2. Do you attend the Judicial Committee on all appeals from the Admiralty or Vice-admiralty Courts?—I do.

3. Since what time have you attended?-Since the passing of the Act in the year 1833, on the transfer of the power of the Court of Delegates to the Judicial Committee of the Privy Council.

4. Were you previously in the habit of attending prize appeals, appeals to the Delegates, and appeals to the High Court of Admiralty in slave cases ?-I attended all those courts as deputy registrar.

5. Previously to the passing of the Judicial Committee Act, to what court did appeals in slave cases lie?-To the High Court of Admiralty in England.

6. Was there any and what regulation as to the time within which such appeals must be prosecuted from the Vice-admiralty Courts to the High Court of Admiralty?—Within 12 months, by the Slave Trade Abolition Act, the 5th of Geo. 4, c. 113.

7. Can you give the words of that limitation ?" That no appeals shall be prosecuted from any decree or sentence of any Court of Admiralty or Vice-admiralty touching any of the matters provided for in this Act, unless the inhibition shall be applied for and decreed within 12 months from the time when such decree or sentence was pronounced."

8. When the appeal lay to the Judge of the High Court of Admiralty in England, within what time after the application for the inhibition could the inhibition in the ordinary case be decreed ?-The application and the decree was a contemporaneous act altogether, the prayer was made and the decree was granted. 9. The decree followed the prayer instanter ?-Yes.

10. If the party desired to appeal from the sentence of the Vice-admiralty Court to the High Court of Admiralty in a slave case, what were the steps which he would take, both in the court below and in the High Court of Admiralty?

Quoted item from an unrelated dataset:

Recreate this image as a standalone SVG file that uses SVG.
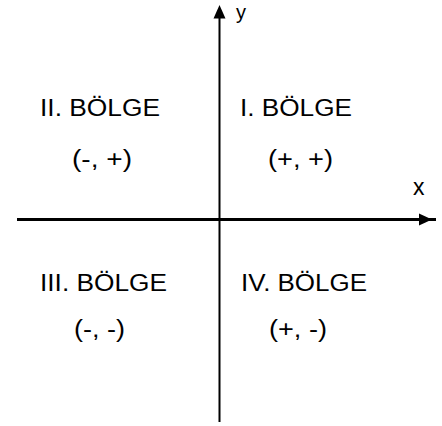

He would either appeal apud acta in the court below, or else he would interpose a protocol of appeal before a notary, within 12 months from the date of the

sentence.

11. Did everything then at that time depend upon himself, or could the appeal be defeated by accident; as, for instance, take the death of the Judge of the High Court of Admiralty, and a vacancy in the office of judge, would not that also have defeated the right of appeal?-The vacancy of the office of judge would defeat the right of appeal, but nothing else.